### REQUIRED TASK
Reproduce every line of the material below, but drop the pictures.
— begin RECORDED DATA —
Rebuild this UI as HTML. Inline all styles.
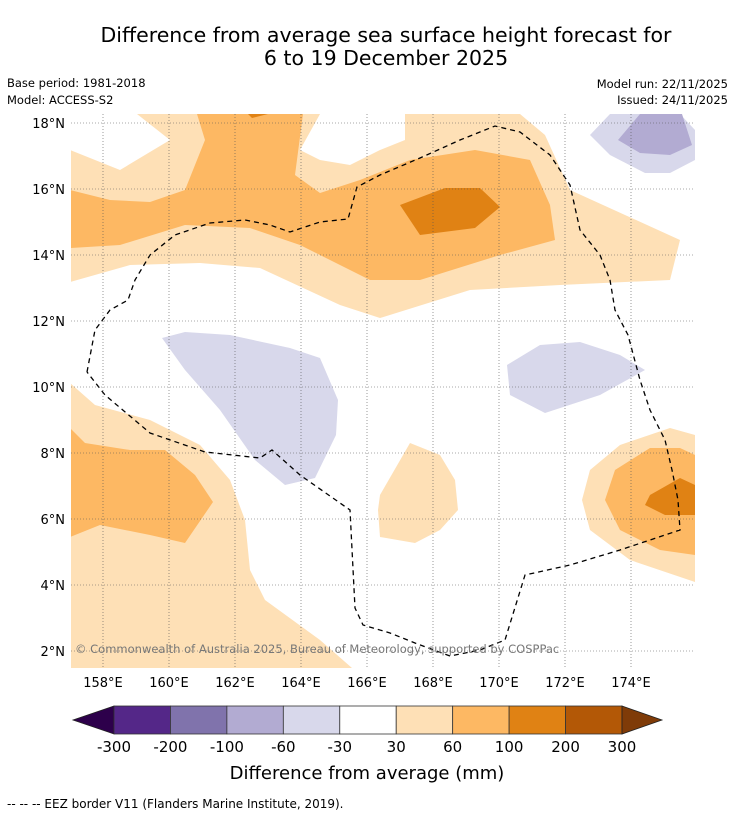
<!DOCTYPE html>
<html><head><meta charset="utf-8"><style>
body{margin:0;background:#fff;width:736px;height:816px;overflow:hidden;font-family:"DejaVu Sans","Liberation Sans",sans-serif}
svg{position:absolute;left:0;top:0}
</style></head><body>
<svg id="s" width="736" height="816" xmlns="http://www.w3.org/2000/svg" font-family="DejaVu Sans, Liberation Sans, sans-serif">
<text x="386" y="42" font-size="20.5" text-anchor="middle">Difference from average sea surface height forecast for</text>
<text x="386" y="65" font-size="20.5" text-anchor="middle">6 to 19 December 2025</text>
<text x="7" y="87" font-size="11.5">Base period: 1981-2018</text>
<text x="7" y="104" font-size="11.5">Model: ACCESS-S2</text>
<text x="728" y="88" font-size="11.5" text-anchor="end">Model run: 22/11/2025</text>
<text x="728" y="104" font-size="11.5" text-anchor="end">Issued: 24/11/2025</text>
<defs><clipPath id="cp"><rect x="71" y="114" width="624" height="554"/></clipPath></defs>
<g id="map" clip-path="url(#cp)"></g>
<g id="grid"></g>
<g id="cbar"></g>
<text x="367" y="779" font-size="18" text-anchor="middle">Difference from average (mm)</text>
<text x="7" y="808" font-size="12">--  --  -- EEZ border V11 (Flanders Marine Institute, 2019).</text>
</svg>
<script>
const NS='http://www.w3.org/2000/svg';
const lonTicks=[158,160,162,164,166,168,170,172,174];
const latTicks=[2,4,6,8,10,12,14,16,18];
const levels=['-300','-200','-100','-60','-30','30','60','100','200','300'];
const levelColors=['#542788','#8073ac','#b2abd2','#d8d8eb','#ffffff','#fee0b6','#fdb863','#e08214','#b35806'];
const minColor='#2d004b', maxColor='#7f3b08';
const X=lon=>70+(lon-157)*33, Y=lat=>123+(18-lat)*33;
const shapes=[
['light-orange-north','#fee0b6',[[70,150],[120,170],[170,140],[137,114],[320,114],[300,150],[320,160],[350,165],[380,150],[405,140],[405,114],[520,114],[545,135],[570,190],[680,240],[670,280],[560,285],[470,290],[380,318],[340,305],[260,268],[200,263],[130,265],[70,282]]],
['orange-north','#fdb863',[[70,190],[110,200],[150,202],[185,190],[205,140],[197,114],[303,114],[295,175],[320,193],[360,180],[410,160],[475,150],[530,160],[550,205],[555,240],[500,255],[420,280],[370,280],[300,245],[250,228],[185,225],[120,245],[70,248]]],
['dark-orange-north','#e08214',[[400,205],[445,188],[480,188],[500,207],[475,228],[420,235]]],
['dark-orange-top','#e08214',[[248,114],[268,114],[252,118]]],
['light-orange-sw','#fee0b6',[[70,383],[95,405],[150,420],[200,445],[230,480],[245,520],[250,570],[265,600],[320,640],[352,668],[70,668]]],
['orange-sw','#fdb863',[[70,428],[85,443],[130,450],[165,450],[195,475],[213,502],[185,543],[150,535],[100,525],[70,537]]],
['light-orange-mid','#fee0b6',[[380,495],[410,443],[440,455],[455,480],[458,510],[440,530],[415,543],[380,537],[378,510]]],
['light-orange-east','#fee0b6',[[695,435],[670,428],[620,445],[590,470],[582,500],[590,530],[630,560],[695,582]]],
['orange-east','#fdb863',[[695,455],[680,448],[650,448],[615,470],[605,500],[620,530],[660,550],[695,555]]],
['dark-orange-east','#e08214',[[695,485],[680,478],[650,495],[645,505],[665,515],[695,515]]],
['lavender-west','#d8d8eb',[[162,338],[185,332],[230,335],[290,348],[320,358],[338,400],[336,435],[315,478],[285,485],[255,460],[220,410],[185,370]]],
['lavender-east','#d8d8eb',[[507,365],[540,345],[580,342],[620,355],[645,370],[600,395],[545,413],[510,395]]],
['lavender-ne','#d8d8eb',[[590,135],[610,114],[680,114],[695,130],[695,160],[670,173],[645,173],[610,155]]],
['purple-ne','#b2abd2',[[618,140],[640,114],[682,114],[692,145],[670,155],[640,153]]]
];
const eez=[[87,372],[95,330],[110,310],[128,300],[135,280],[150,255],[175,235],[210,223],[245,220],[270,225],[290,232],[320,222],[348,219],[357,187],[380,175],[420,158],[460,140],[495,126],[520,132],[550,155],[570,185],[580,230],[600,255],[610,280],[615,310],[628,335],[640,380],[650,410],[665,440],[672,470],[678,500],[680,530],[620,550],[570,565],[525,575],[505,640],[480,650],[450,656],[415,643],[390,633],[363,625],[355,608],[350,510],[300,475],[272,450],[260,458],[205,452],[150,433],[105,395],[87,372]];
function mk(t,a,p){const e=document.createElementNS(NS,t);for(const k in a)e.setAttribute(k,a[k]);(p||document.getElementById('s')).appendChild(e);return e;}
const map=document.getElementById('map');
shapes.forEach(s=>{const e=mk('polygon',{points:s[2].map(p=>p.join(',')).join(' '),fill:s[1],stroke:'none'},map);

});
const ez=mk('polyline',{points:eez.map(p=>p.join(',')).join(' '),fill:'none',stroke:'#000','stroke-width':1.3,'stroke-dasharray':'5,4'},map);


const g=document.getElementById('grid');
lonTicks.forEach(l=>{const x=X(l);
mk('line',{x1:x,x2:x,y1:114,y2:668,stroke:'#555','stroke-width':0.6,'stroke-dasharray':'1,2'},g);
const t=mk('text',{x:x,y:687,'font-size':13,'text-anchor':'middle'},g);t.textContent=l+'°E';

});
latTicks.forEach(l=>{const y=Y(l);
mk('line',{x1:71,x2:695,y1:y,y2:y,stroke:'#555','stroke-width':0.6,'stroke-dasharray':'1,2'},g);
const t=mk('text',{x:65,y:y+5,'font-size':13,'text-anchor':'end'},g);t.textContent=l+'°N';

});
const cr=mk('text',{x:75,y:653,'font-size':11.5,fill:'#777'},g);cr.textContent='© Commonwealth of Australia 2025, Bureau of Meteorology, supported by COSPPac';


const cb=document.getElementById('cbar');
const bx0=114,bx1=622,by=706,bh=28;
const bw=(bx1-bx0)/levelColors.length;
const lt=mk('polygon',{points:`${bx0},${by} 73,${by+bh/2} ${bx0},${by+bh}`,fill:minColor,stroke:'#222','stroke-width':0.8},cb);


levelColors.forEach((c,i)=>{const r=mk('rect',{x:bx0+i*bw,y:by,width:bw,height:bh,fill:c,stroke:'#333','stroke-width':0.8},cb);

});
const rt=mk('polygon',{points:`${bx1},${by} 662,${by+bh/2} ${bx1},${by+bh}`,fill:maxColor,stroke:'#222','stroke-width':0.8},cb);


levels.forEach((l,i)=>{const t=mk('text',{x:bx0+i*bw,y:752,'font-size':15,'text-anchor':'middle'},cb);t.textContent=l;

});
</script>
</body></html>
— end RECORDED DATA —
### TASK SOLUTION
Rebuild this UI as HTML. Inline all styles.
<!DOCTYPE html>
<html><head><meta charset="utf-8"><style>
body{margin:0;background:#fff;width:736px;height:816px;overflow:hidden;font-family:"DejaVu Sans","Liberation Sans",sans-serif}
svg{position:absolute;left:0;top:0}
</style></head><body>
<svg id="s" width="736" height="816" xmlns="http://www.w3.org/2000/svg" font-family="DejaVu Sans, Liberation Sans, sans-serif">
<text x="386" y="42" font-size="20.5" text-anchor="middle">Difference from average sea surface height forecast for</text>
<text x="386" y="65" font-size="20.5" text-anchor="middle">6 to 19 December 2025</text>
<text x="7" y="87" font-size="11.5">Base period: 1981-2018</text>
<text x="7" y="104" font-size="11.5">Model: ACCESS-S2</text>
<text x="728" y="88" font-size="11.5" text-anchor="end">Model run: 22/11/2025</text>
<text x="728" y="104" font-size="11.5" text-anchor="end">Issued: 24/11/2025</text>
<defs><clipPath id="cp"><rect x="71" y="114" width="624" height="554"/></clipPath></defs>
<g id="map" clip-path="url(#cp)"></g>
<g id="grid"></g>
<g id="cbar"></g>
<text x="367" y="779" font-size="18" text-anchor="middle">Difference from average (mm)</text>
<text x="7" y="808" font-size="12">--  --  -- EEZ border V11 (Flanders Marine Institute, 2019).</text>
</svg>
<script>
const NS='http://www.w3.org/2000/svg';
const lonTicks=[158,160,162,164,166,168,170,172,174];
const latTicks=[2,4,6,8,10,12,14,16,18];
const levels=['-300','-200','-100','-60','-30','30','60','100','200','300'];
const levelColors=['#542788','#8073ac','#b2abd2','#d8d8eb','#ffffff','#fee0b6','#fdb863','#e08214','#b35806'];
const minColor='#2d004b', maxColor='#7f3b08';
const X=lon=>70+(lon-157)*33, Y=lat=>123+(18-lat)*33;
const shapes=[
['light-orange-north','#fee0b6',[[70,150],[120,170],[170,140],[137,114],[320,114],[300,150],[320,160],[350,165],[380,150],[405,140],[405,114],[520,114],[545,135],[570,190],[680,240],[670,280],[560,285],[470,290],[380,318],[340,305],[260,268],[200,263],[130,265],[70,282]]],
['orange-north','#fdb863',[[70,190],[110,200],[150,202],[185,190],[205,140],[197,114],[303,114],[295,175],[320,193],[360,180],[410,160],[475,150],[530,160],[550,205],[555,240],[500,255],[420,280],[370,280],[300,245],[250,228],[185,225],[120,245],[70,248]]],
['dark-orange-north','#e08214',[[400,205],[445,188],[480,188],[500,207],[475,228],[420,235]]],
['dark-orange-top','#e08214',[[248,114],[268,114],[252,118]]],
['light-orange-sw','#fee0b6',[[70,383],[95,405],[150,420],[200,445],[230,480],[245,520],[250,570],[265,600],[320,640],[352,668],[70,668]]],
['orange-sw','#fdb863',[[70,428],[85,443],[130,450],[165,450],[195,475],[213,502],[185,543],[150,535],[100,525],[70,537]]],
['light-orange-mid','#fee0b6',[[380,495],[410,443],[440,455],[455,480],[458,510],[440,530],[415,543],[380,537],[378,510]]],
['light-orange-east','#fee0b6',[[695,435],[670,428],[620,445],[590,470],[582,500],[590,530],[630,560],[695,582]]],
['orange-east','#fdb863',[[695,455],[680,448],[650,448],[615,470],[605,500],[620,530],[660,550],[695,555]]],
['dark-orange-east','#e08214',[[695,485],[680,478],[650,495],[645,505],[665,515],[695,515]]],
['lavender-west','#d8d8eb',[[162,338],[185,332],[230,335],[290,348],[320,358],[338,400],[336,435],[315,478],[285,485],[255,460],[220,410],[185,370]]],
['lavender-east','#d8d8eb',[[507,365],[540,345],[580,342],[620,355],[645,370],[600,395],[545,413],[510,395]]],
['lavender-ne','#d8d8eb',[[590,135],[610,114],[680,114],[695,130],[695,160],[670,173],[645,173],[610,155]]],
['purple-ne','#b2abd2',[[618,140],[640,114],[682,114],[692,145],[670,155],[640,153]]]
];
const eez=[[87,372],[95,330],[110,310],[128,300],[135,280],[150,255],[175,235],[210,223],[245,220],[270,225],[290,232],[320,222],[348,219],[357,187],[380,175],[420,158],[460,140],[495,126],[520,132],[550,155],[570,185],[580,230],[600,255],[610,280],[615,310],[628,335],[640,380],[650,410],[665,440],[672,470],[678,500],[680,530],[620,550],[570,565],[525,575],[505,640],[480,650],[450,656],[415,643],[390,633],[363,625],[355,608],[350,510],[300,475],[272,450],[260,458],[205,452],[150,433],[105,395],[87,372]];
function mk(t,a,p){const e=document.createElementNS(NS,t);for(const k in a)e.setAttribute(k,a[k]);(p||document.getElementById('s')).appendChild(e);return e;}
const map=document.getElementById('map');
shapes.forEach(s=>{const e=mk('polygon',{points:s[2].map(p=>p.join(',')).join(' '),fill:s[1],stroke:'none'},map);

});
const ez=mk('polyline',{points:eez.map(p=>p.join(',')).join(' '),fill:'none',stroke:'#000','stroke-width':1.3,'stroke-dasharray':'5,4'},map);


const g=document.getElementById('grid');
lonTicks.forEach(l=>{const x=X(l);
mk('line',{x1:x,x2:x,y1:114,y2:668,stroke:'#555','stroke-width':0.6,'stroke-dasharray':'1,2'},g);
const t=mk('text',{x:x,y:687,'font-size':13,'text-anchor':'middle'},g);t.textContent=l+'°E';

});
latTicks.forEach(l=>{const y=Y(l);
mk('line',{x1:71,x2:695,y1:y,y2:y,stroke:'#555','stroke-width':0.6,'stroke-dasharray':'1,2'},g);
const t=mk('text',{x:65,y:y+5,'font-size':13,'text-anchor':'end'},g);t.textContent=l+'°N';

});
const cr=mk('text',{x:75,y:653,'font-size':11.5,fill:'#777'},g);cr.textContent='© Commonwealth of Australia 2025, Bureau of Meteorology, supported by COSPPac';


const cb=document.getElementById('cbar');
const bx0=114,bx1=622,by=706,bh=28;
const bw=(bx1-bx0)/levelColors.length;
const lt=mk('polygon',{points:`${bx0},${by} 73,${by+bh/2} ${bx0},${by+bh}`,fill:minColor,stroke:'#222','stroke-width':0.8},cb);


levelColors.forEach((c,i)=>{const r=mk('rect',{x:bx0+i*bw,y:by,width:bw,height:bh,fill:c,stroke:'#333','stroke-width':0.8},cb);

});
const rt=mk('polygon',{points:`${bx1},${by} 662,${by+bh/2} ${bx1},${by+bh}`,fill:maxColor,stroke:'#222','stroke-width':0.8},cb);


levels.forEach((l,i)=>{const t=mk('text',{x:bx0+i*bw,y:752,'font-size':15,'text-anchor':'middle'},cb);t.textContent=l;

});
</script>
</body></html>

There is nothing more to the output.